GOAL OF THE EXERCISE: Retype verbatim only the lines below, starting at the one that contains "Give me the" and ending at the one that contains "import matplotlib.pyplot as plt". Pictures are excluded from the copy.

──────── GIVEN ENTRIES ────────

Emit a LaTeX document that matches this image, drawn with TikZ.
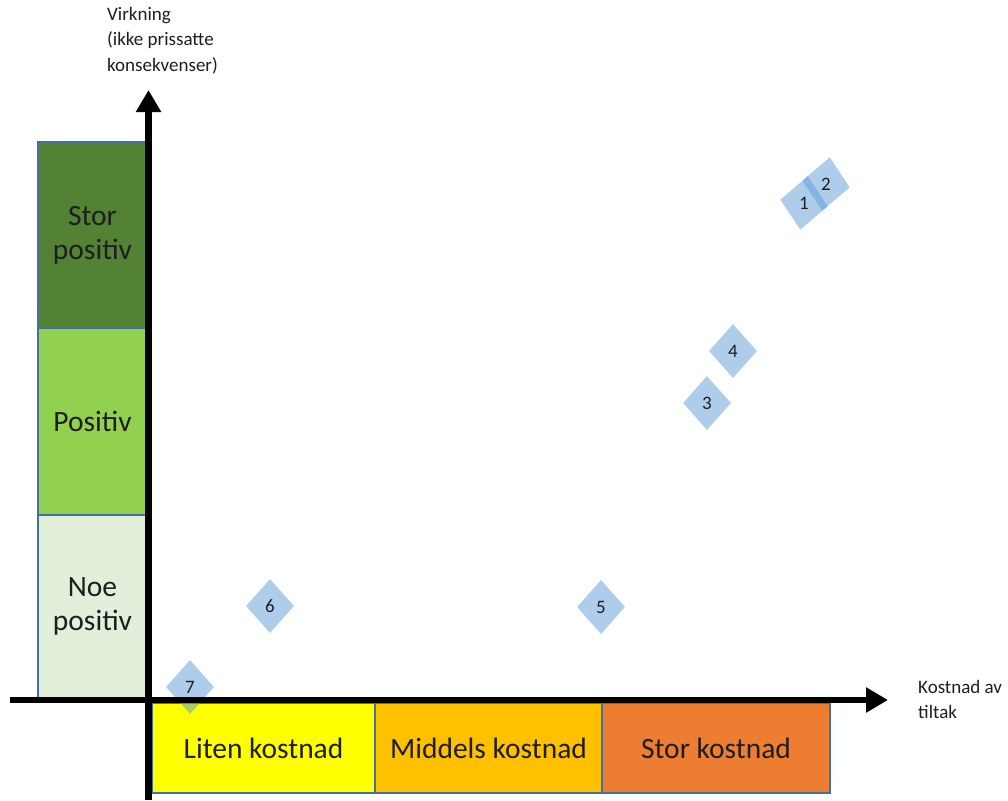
\documentclass[tikz,border=0pt]{standalone}
\usepackage{fontspec}
\setmainfont{Carlito}
\usepackage{graphicx}
\usetikzlibrary{arrows.meta,shapes.geometric}
\definecolor{txt}{HTML}{1E1E1E}
\definecolor{outl}{HTML}{41719C}
\definecolor{cStor}{HTML}{548235}
\definecolor{cPos}{HTML}{92D050}
\definecolor{cNoe}{HTML}{E2EFDA}
\definecolor{cLiten}{HTML}{FFFF00}
\definecolor{cMid}{HTML}{FFC000}
\definecolor{cStorK}{HTML}{ED7D31}
\definecolor{dia}{HTML}{5B9BD5}
\begin{document}
\begin{tikzpicture}[x=1pt,y=-1pt,
  catbox/.style={draw=outl,line width=1.3pt,inner sep=0pt,align=center,text=txt,
    font=\fontsize{29.5}{34}\selectfont},
  marker/.style={shape=diamond,fill=dia,fill opacity=0.5,text opacity=1,draw=none,
    minimum width=48pt,minimum height=54pt,inner sep=0pt,text=txt,
    font=\fontsize{19}{22}\selectfont},
  axislabel/.style={anchor=north west,inner sep=0pt,align=left,text=txt,
    font=\fontsize{19}{25.5}\selectfont},
  axisline/.style={line width=6.5pt,-{Triangle[length=22pt,width=24pt]}}
]
\useasboundingbox (0,0) rectangle (1008,800);

% vertical categories
\node[catbox,fill=cStor,minimum width=109pt,minimum height=186pt] (sp) at (92.5,235) {Stor\\positiv};
\node[catbox,fill=cPos,minimum width=109pt,minimum height=187pt] (po) at (92.5,421.5) {Positiv};
\node[catbox,fill=cNoe,minimum width=109pt,minimum height=183pt] (np) at (92.5,606.5) {Noe\\positiv};

% horizontal categories
\node[catbox,fill=cLiten,minimum width=223pt,minimum height=90pt] (lk) at (263.5,748) {Liten kostnad};
\node[catbox,fill=cMid,minimum width=227pt,minimum height=90pt] (mk) at (488.5,748) {Middels kostnad};
\node[catbox,fill=cStorK,minimum width=228pt,minimum height=90pt] (sk) at (716,748) {Stor kostnad};

% markers
\node[marker,rotate=-8] (d1) at (804,203) {\rotatebox{8}{1}};
\node[marker,rotate=-8] (d2) at (826,184) {\rotatebox{8}{2}};
\node[marker] (d3) at (707,403) {3};
\node[marker] (d4) at (733,351) {4};
\node[marker] (d5) at (601,607) {5};
\node[marker] (d6) at (270,606) {6};
\node[marker] (d7) at (190,687) {7};

% axes
\coordinate (yb) at (148.5,800);
\coordinate (yt) at (148.5,90);
\coordinate (xl) at (10,700);
\coordinate (xr) at (888,700);
\draw[axisline] (yb) -- (yt);
\draw[axisline] (xl) -- (xr);

% axis labels
\node[axislabel] (ylab) at (107,7) {Virkning\\(ikke prissatte\\konsekvenser)};
\node[axislabel] (xlab) at (918,680) {Kostnad av\\tiltak};
\end{tikzpicture}
\end{document}
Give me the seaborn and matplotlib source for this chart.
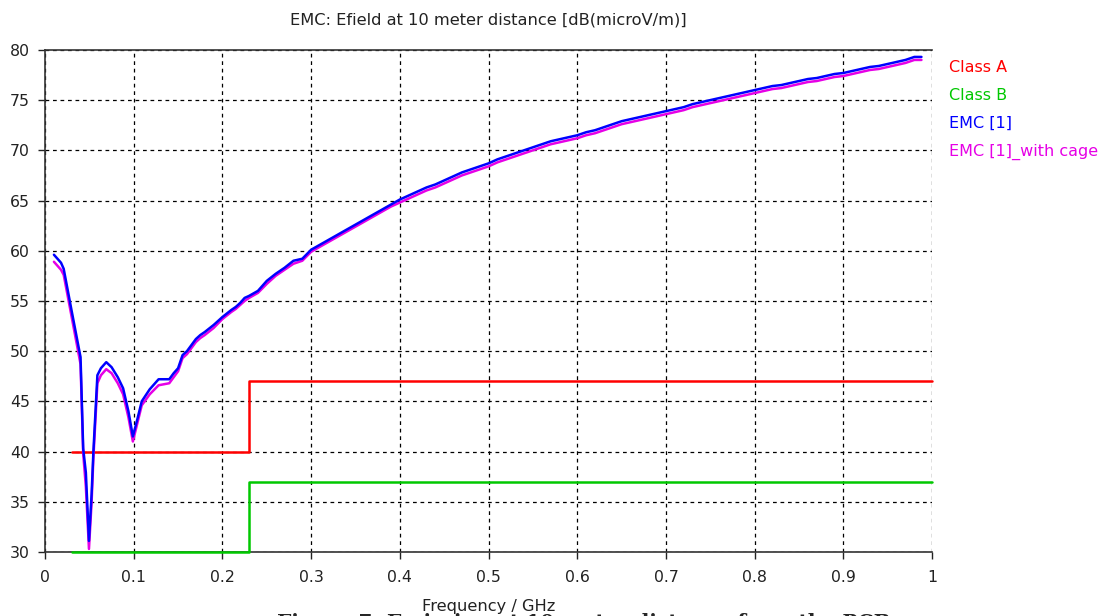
import pandas as pd
import seaborn as sns
import matplotlib.pyplot as plt


# EMC curves (frequency in GHz, field in dB(microV/m))
freq_emc = [0.01, 0.018, 0.021, 0.03, 0.04, 0.043, 0.046, 0.0495, 0.0525, 0.0545,
            0.059, 0.063, 0.069, 0.075, 0.082, 0.088, 0.094, 0.099, 0.104, 0.109,
            0.118, 0.128, 0.14, 0.145, 0.15, 0.155, 0.16, 0.165, 0.17, 0.175,
            0.18, 0.19, 0.2, 0.21, 0.215, 0.22, 0.225, 0.23, 0.24, 0.25,
            0.26, 0.27, 0.28, 0.29, 0.3, 0.31, 0.32, 0.33, 0.34, 0.35,
            0.36, 0.37, 0.38, 0.39, 0.4, 0.41, 0.42, 0.43, 0.44, 0.45,
            0.46, 0.47, 0.48, 0.49, 0.5, 0.51, 0.52, 0.53, 0.54, 0.55,
            0.56, 0.57, 0.58, 0.59, 0.6, 0.61, 0.62, 0.63, 0.64, 0.65,
            0.66, 0.67, 0.68, 0.69, 0.7, 0.71, 0.72, 0.73, 0.74, 0.75,
            0.76, 0.77, 0.78, 0.79, 0.8, 0.81, 0.82, 0.83, 0.84, 0.85,
            0.86, 0.87, 0.88, 0.89, 0.9, 0.91, 0.92, 0.93, 0.94, 0.95,
            0.96, 0.97, 0.98, 0.988]
emc_1 = [59.6, 58.8, 58.2, 54.0, 49.4, 40.3, 37.9, 31.1, 35.8, 40.0,
         47.6, 48.3, 48.9, 48.4, 47.4, 46.3, 44.0, 41.5, 43.2, 45.0,
         46.2, 47.2, 47.2, 47.8, 48.3, 49.6, 50.0, 50.6, 51.2, 51.6,
         51.9, 52.6, 53.4, 54.1, 54.4, 54.8, 55.3, 55.5, 56.0, 57.0,
         57.7, 58.3, 59.0, 59.2, 60.1, 60.6, 61.1, 61.6, 62.1, 62.6,
         63.1, 63.6, 64.1, 64.6, 65.1, 65.5, 65.9, 66.3, 66.6, 67.0,
         67.4, 67.8, 68.1, 68.4, 68.7, 69.1, 69.4, 69.7, 70.0, 70.3,
         70.6, 70.9, 71.1, 71.3, 71.5, 71.8, 72.0, 72.3, 72.6, 72.9,
         73.1, 73.3, 73.5, 73.7, 73.9, 74.1, 74.3, 74.6, 74.8, 75.0,
         75.2, 75.4, 75.6, 75.8, 76.0, 76.2, 76.4, 76.5, 76.7, 76.9,
         77.1, 77.2, 77.4, 77.6, 77.7, 77.9, 78.1, 78.3, 78.4, 78.6,
         78.8, 79.0, 79.3, 79.3]
emc_1_cage = [58.9, 58.1, 57.6, 53.4, 48.7, 39.8, 36.5, 30.3, 35.0, 39.4,
              46.8, 47.6, 48.2, 47.8, 46.8, 45.7, 43.4, 41.0, 42.8, 44.6,
              45.7, 46.6, 46.8, 47.4, 48.0, 49.3, 49.7, 50.3, 50.9, 51.3,
              51.6, 52.3, 53.2, 53.9, 54.2, 54.6, 55.0, 55.3, 55.8, 56.7,
              57.5, 58.1, 58.7, 59.0, 59.9, 60.4, 60.9, 61.4, 61.9, 62.4,
              62.9, 63.4, 63.9, 64.4, 64.8, 65.2, 65.6, 66.0, 66.3, 66.7,
              67.1, 67.5, 67.8, 68.1, 68.4, 68.8, 69.1, 69.4, 69.7, 70.0,
              70.3, 70.6, 70.8, 71.0, 71.2, 71.5, 71.7, 72.0, 72.3, 72.6,
              72.8, 73.0, 73.2, 73.4, 73.6, 73.8, 74.0, 74.3, 74.5, 74.7,
              74.9, 75.1, 75.3, 75.5, 75.7, 75.9, 76.1, 76.2, 76.4, 76.6,
              76.8, 76.9, 77.1, 77.3, 77.4, 77.6, 77.8, 78.0, 78.1, 78.3,
              78.5, 78.7, 79.0, 79.0]

# limit lines (step at 0.23 GHz)
freq_limit = [0.03, 0.23, 1.0]
class_a = [40, 47, 47]
class_b = [30, 37, 37]

df_emc = pd.DataFrame({'freq': freq_emc, 'emc': emc_1, 'cage': emc_1_cage})
df_lim = pd.DataFrame({'freq': freq_limit, 'a': class_a, 'b': class_b})

sns.set_style('white')
plt.rcParams['font.family'] = ['DejaVu Sans']

fig = plt.figure(figsize=(11.07, 6.16), dpi=100)
ax = fig.add_axes([0.0407, 0.104, 0.8013, 0.815])

sns.lineplot(x='freq', y='a', data=df_lim, ax=ax, color='#ff0000', lw=1.8,
             drawstyle='steps-post', label='Class A', zorder=3)
sns.lineplot(x='freq', y='b', data=df_lim, ax=ax, color='#00c800', lw=1.8,
             drawstyle='steps-post', label='Class B', zorder=3)
sns.lineplot(x='freq', y='emc', data=df_emc, ax=ax, color='#0000ff', lw=1.8,
             sort=False, estimator=None, label='EMC [1]', zorder=5)
sns.lineplot(x='freq', y='cage', data=df_emc, ax=ax, color='#e600e6', lw=1.8,
             sort=False, estimator=None, label='EMC [1]_with cage', zorder=4)
for line in ax.lines:
    line.set_clip_on(False)

ax.set_xlim(0, 1)
ax.set_ylim(30, 80)
ax.set_xticks([i / 10 for i in range(11)])
ax.set_xticklabels(['0', '0.1', '0.2', '0.3', '0.4', '0.5', '0.6', '0.7',
                    '0.8', '0.9', '1'])
ax.set_yticks(range(30, 81, 5))
ax.grid(True, color='black', linestyle=(0, (3, 3)), lw=0.9)
ax.tick_params(axis='both', which='both', length=5, width=1, labelsize=11.3,
               colors='#222222', direction='out', bottom=True, left=True,
               pad=6)
ax.tick_params(axis='x', pad=8)
for side in ['left', 'bottom', 'top']:
    ax.spines[side].set_color('#333333')
    ax.spines[side].set_linewidth(1.2)
ax.spines['right'].set_visible(False)

ax.set_title('EMC: Efield at 10 meter distance [dB(microV/m)]', fontsize=11.7,
             pad=18, color='#222222')
ax.set_xlabel('Frequency / GHz', fontsize=11.7, labelpad=10, color='#222222')
ax.set_ylabel('')

leg = ax.legend(loc='upper left', bbox_to_anchor=(1.010, 0.996), frameon=False,
                handlelength=0, handletextpad=0, labelspacing=0.81,
                borderpad=0, fontsize=11.5, labelcolor='linecolor')
for h in leg.legend_handles:
    h.set_visible(False)

# figure caption, cut off by the bottom edge
fig.text(0.527, -0.027, 'Figure 7: Emission at 10 meter distance from the PCB',
         ha='center', va='bottom', fontsize=14.5, fontweight='bold',
         family='DejaVu Serif')

fig.savefig('out.png', dpi=100)
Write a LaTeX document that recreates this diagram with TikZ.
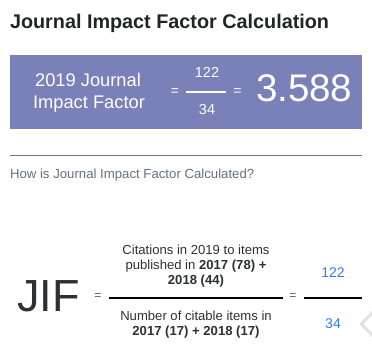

────────

TASK ANSWER:
Give me the seaborn and matplotlib source for this chart.
import pandas as pd
import seaborn as sns
import matplotlib.pyplot as plt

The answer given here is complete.